▸ WHAT YOU HAVE TO DO: Look through the material below for "Python". Copy every line that contains it.

** BEGIN EXCERPTED RECORDS **

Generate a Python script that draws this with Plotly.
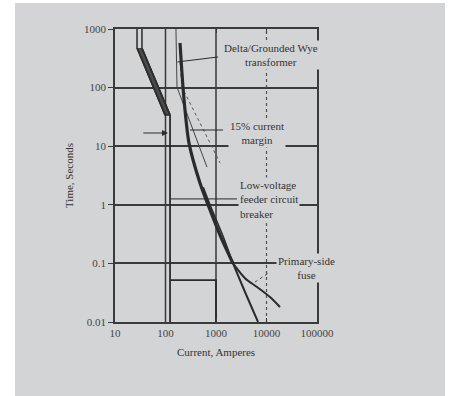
import numpy as np
import plotly.graph_objects as go

# ---------------- data (current in A, time in s) ----------------
x_ticks = [10, 100, 1000, 10000, 100000]
x_ticktext = ["10", "100", "1000", "10000", "100000"]
y_ticks = [0.01, 0.1, 1, 10, 100, 1000]
y_ticktext = ["0.01", "0.1", "1", "10", "100", "1000"]

# low-voltage feeder breaker band (long-time region)
brk_left_I = [27.3, 27.3, 97.8]
brk_left_t = [1000, 474, 34.2]
brk_right_I = [34.2, 34.2, 123]
brk_right_t = [1000, 474, 34.2]
# breaker short-time / instantaneous region
brk_min_I = [123, 123]
brk_min_t = [34.2, 0.01]
brk_clear_I = [123, 1000, 1000]
brk_clear_t = [0.052, 0.052, 0.01]

# primary-side fuse
fuse_I = [194, 222, 255, 292, 482, 695, 1200, 2170]
fuse_t = [577, 102, 28, 11.3, 2.35, 1.0, 0.305, 0.1]
fuse_band_I = [560, 800, 1380, 2170]
fuse_band_t = [2.0, 0.9, 0.29, 0.1]
fuse_melt_I = [2170, 3750, 6800]
fuse_melt_t = [0.1, 0.0325, 0.01]
fuse_clear_I = [2170, 3750, 6490, 11700, 18500]
fuse_clear_t = [0.1, 0.056, 0.0395, 0.0267, 0.018]

# transformer damage curve and 15 % margin curve
xfmr_I = [161, 169, 663]
xfmr_t = [1000, 102, 4.4]
margin_I = [194, 212, 1200]
margin_t = [274, 102, 5.2]

# leader lines / arrow
lead_xfmr_I = [172, 1100]
lead_xfmr_t = [274, 333]
lead_margin_I = [306, 1377]
lead_margin_t = [18.9, 18.9]
arrow_I = [34, 112]
arrow_t = 16.8
lead_brk_I = [123, 2600]
lead_brk_t = [1.26, 1.26]
lead_fuse_I = [5900, 11700]
lead_fuse_t = [0.048, 0.071]

grid_I_solid = [100, 1000]
grid_I_dot = [10000]

# ---------------- styling ----------------
BG = "#d3d4d6"
INK = "#2b2b2b"
FONT = "Liberation Serif"

fig = go.Figure()

def line(x, y, width=1.2, dash="solid", color=INK, shape="linear"):
    fig.add_trace(go.Scatter(x=x, y=y, mode="lines", showlegend=False, hoverinfo="skip",
                             line=dict(color=color, width=width, dash=dash, shape=shape,
                                       smoothing=0.8 if shape == "spline" else None)))

# vertical grid lines
for gx in grid_I_solid:
    line([gx, gx], [0.01, 1000], width=1.5, color="#3a3a3a")
for gx in grid_I_dot:
    line([gx, gx], [0.01, 1000], width=1.2, dash="dot", color="#505050")

# breaker band (filled part only below the double vertical lines)
fig.add_trace(go.Scatter(
    x=brk_left_I[1:] + brk_right_I[1:][::-1], y=brk_left_t[1:] + brk_right_t[1:][::-1],
    mode="lines", fill="toself", showlegend=False, hoverinfo="skip",
    fillcolor="#4a4a4a",
    line=dict(color=INK, width=1.5)))
line(brk_left_I, brk_left_t, width=1.5)
line(brk_right_I, brk_right_t, width=1.5)
line(brk_min_I, brk_min_t, width=1.8)
line(brk_clear_I, brk_clear_t, width=1.8)

# transformer curves
line(xfmr_I, xfmr_t, width=1.0, color="#444")
line(margin_I, margin_t, width=1.0, dash="dot", color="#555")

# fuse
line(fuse_I, fuse_t, width=3.2, shape="spline")
line(fuse_band_I, fuse_band_t, width=1.6, shape="spline")
line(fuse_melt_I, fuse_melt_t, width=2.0, shape="spline")
line(fuse_clear_I, fuse_clear_t, width=2.0, shape="spline")

# leader lines
line(lead_xfmr_I, lead_xfmr_t, width=1.0)
line(lead_margin_I, lead_margin_t, width=1.0)
line(lead_brk_I, lead_brk_t, width=1.0)
line(lead_fuse_I, lead_fuse_t, width=0.8, dash="dot")

fig.add_annotation(x=np.log10(arrow_I[1]), y=np.log10(arrow_t), ax=np.log10(arrow_I[0]),
                   ay=np.log10(arrow_t), xref="x", yref="y", axref="x", ayref="y",
                   text="", showarrow=True, arrowhead=2, arrowsize=1, arrowwidth=1.2,
                   arrowcolor=INK)

def label(text, px, py, xanchor="center", align="center"):
    fig.add_annotation(text=text, xref="paper", yref="paper",
                       x=(px - 115) / 202, y=(322 - py) / 293,
                       xanchor=xanchor, yanchor="middle", align=align, showarrow=False,
                       font=dict(family=FONT, size=11, color="#333"),
                       bgcolor=BG, borderpad=1)

label("Delta/Grounded Wye<br>transformer", 271, 55)
label("15% current<br>margin", 257, 133)
label("Low-voltage<br>feeder circuit<br>breaker", 238, 199, xanchor="left", align="left")
label("Primary-side<br>fuse", 306, 268)

# gray panel behind everything
fig.add_shape(type="rect", xref="paper", yref="paper", layer="below",
              x0=(15 - 115) / 202, x1=(445 - 115) / 202,
              y0=(322 - 400) / 293, y1=(322 - 3) / 293,
              fillcolor=BG, line=dict(width=0))

fig.update_xaxes(type="log", range=[1, 5], tickvals=x_ticks, ticktext=x_ticktext,
                 showgrid=False, showline=True, linecolor="#3a3a3a", linewidth=1.5,
                 mirror="ticks", ticks="inside", ticklen=4, tickcolor="#3a3a3a",
                 zeroline=False,
                 tickfont=dict(family=FONT, size=11, color="#444"),
                 title=dict(text="Current, Amperes", standoff=10,
                            font=dict(family=FONT, size=11, color="#333")))
fig.update_yaxes(type="log", range=[-2, 3], tickvals=y_ticks, ticktext=y_ticktext,
                 showgrid=True, gridcolor="#3a3a3a", gridwidth=1.5,
                 showline=True, linecolor="#3a3a3a", linewidth=1.5,
                 mirror=True, ticks="outside", ticklen=5, tickcolor="#3a3a3a",
                 zeroline=False,
                 tickfont=dict(family=FONT, size=11, color="#444"),
                 title=dict(text="Time, Seconds", standoff=8,
                            font=dict(family=FONT, size=11, color="#333")))

fig.update_layout(width=450, height=396, autosize=False,
                  margin=dict(l=115, r=133, t=29, b=74),
                  paper_bgcolor="white", plot_bgcolor=BG, showlegend=False)

fig.write_html("out.html")
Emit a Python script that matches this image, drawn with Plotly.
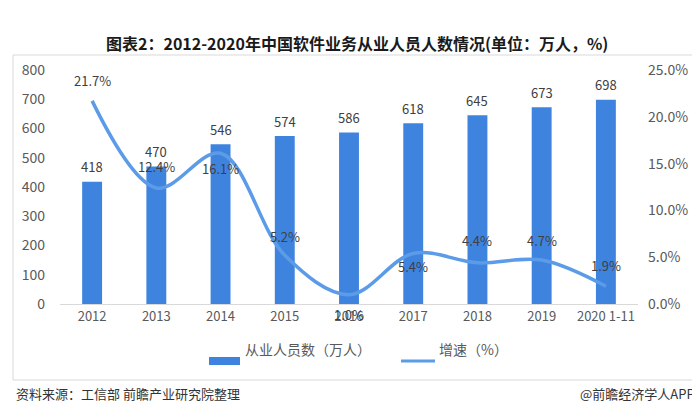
import plotly.graph_objects as go

categories = ["2012", "2013", "2014", "2015", "2016", "2017", "2018", "2019", "2020 1-11"]
employees = [418, 470, 546, 574, 586, 618, 645, 673, 698]
growth = [21.7, 12.4, 16.1, 5.2, 1.0, 5.4, 4.4, 4.7, 1.9]
growth_label_shift = [20, 21, -15, 19, -20, -13, 22, 20, 21]
legend_names = ["从业人员数（万人）", "增速（%）"]

BAR = "#3e84df"
LINE = "#5b9be8"
FONT = "Noto Sans CJK SC"

# pixel -> paper helpers (plot area: x 52..630, y 62..296)
L, R, T, B = 52, 630, 62, 296
def px(x):
    return (x - L) / (R - L)
def py(y):
    return (B - y) / (B - T)

fig = go.Figure()
fig.add_trace(go.Bar(
    x=categories, y=employees, name=legend_names[0],
    marker=dict(color=BAR, line=dict(width=0)), width=0.31,
    showlegend=False,
))
fig.add_trace(go.Scatter(
    x=categories, y=growth, name=legend_names[1], yaxis="y2",
    mode="lines", line=dict(color=LINE, width=3.5, shape="spline", smoothing=1.0),
    showlegend=False,
))

annotations = []
for i, v in enumerate(employees):
    annotations.append(dict(
        x=i, y=v, xref="x", yref="y", text=str(v), showarrow=False,
        yshift=15, font=dict(size=13, color="#404040", family=FONT),
    ))
for i, (g, s) in enumerate(zip(growth, growth_label_shift)):
    annotations.append(dict(
        x=i, y=g, xref="x", yref="y2", text=f"{g:.1f}%", showarrow=False,
        yshift=s, font=dict(size=13, color="#404040", family=FONT),
    ))
annotations += [
    dict(text="<b>图表2：2012-2020年中国软件业务从业人员人数情况(单位：万人，%)</b>",
         xref="paper", yref="paper", x=px(349), y=py(21),
         showarrow=False, font=dict(size=16, color="#1a1a1a", family=FONT)),
    dict(text="资料来源：工信部 前瞻产业研究院整理", xref="paper", yref="paper",
         x=px(6), y=py(397), xanchor="left", showarrow=False,
         font=dict(size=13, color="#333333", family=FONT)),
    dict(text="@前瞻经济学人APP", xref="paper", yref="paper",
         x=px(689), y=py(397), xanchor="right", showarrow=False,
         font=dict(size=13, color="#333333", family=FONT)),
    dict(text=legend_names[0], xref="paper", yref="paper",
         x=px(235), y=py(353), xanchor="left", showarrow=False,
         font=dict(size=14, color="#595959", family=FONT)),
    dict(text=legend_names[1], xref="paper", yref="paper",
         x=px(429), y=py(353), xanchor="left", showarrow=False,
         font=dict(size=14, color="#595959", family=FONT)),
]

shapes = [
    dict(type="rect", xref="paper", yref="paper", x0=px(5), x1=px(695),
         y0=py(372), y1=py(47), line=dict(color="#d9d9d9", width=1), layer="below"),
    dict(type="rect", xref="paper", yref="paper", x0=px(201), x1=px(232),
         y0=py(357), y1=py(349), line=dict(width=0), fillcolor=BAR),
    dict(type="line", xref="paper", yref="paper", x0=px(393), x1=px(427),
         y0=py(353), y1=py(353), line=dict(color=LINE, width=3)),
]

fig.update_layout(
    width=700, height=418,
    margin=dict(l=L, r=700 - R, t=T, b=418 - B),
    paper_bgcolor="white", plot_bgcolor="white",
    font=dict(family=FONT, color="#595959", size=13),
    showlegend=False,
    xaxis=dict(type="category", range=[-0.5, len(categories) - 0.5],
               showline=True, linecolor="#d9d9d9", linewidth=1,
               ticks="", showgrid=False, tickfont=dict(size=13, color="#595959"),
               ticklabelstandoff=0),
    yaxis=dict(range=[0, 800], dtick=100, showgrid=False, zeroline=False, ticks="",
               tickfont=dict(size=14, color="#595959"), ticklabelstandoff=14),
    yaxis2=dict(range=[0, 25], dtick=5, overlaying="y", side="right", showgrid=False,
                zeroline=False, ticks="", tickformat=".1f", ticksuffix="%",
                tickfont=dict(size=14, color="#595959"), ticklabelstandoff=9),
    annotations=annotations,
    shapes=shapes,
)

fig.write_html("out.html")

** END EXCERPTED RECORDS **

▸ RESULT FOR THIS TASK:
Generate a Python script that draws this with Plotly.
Emit a Python script that matches this image, drawn with Plotly.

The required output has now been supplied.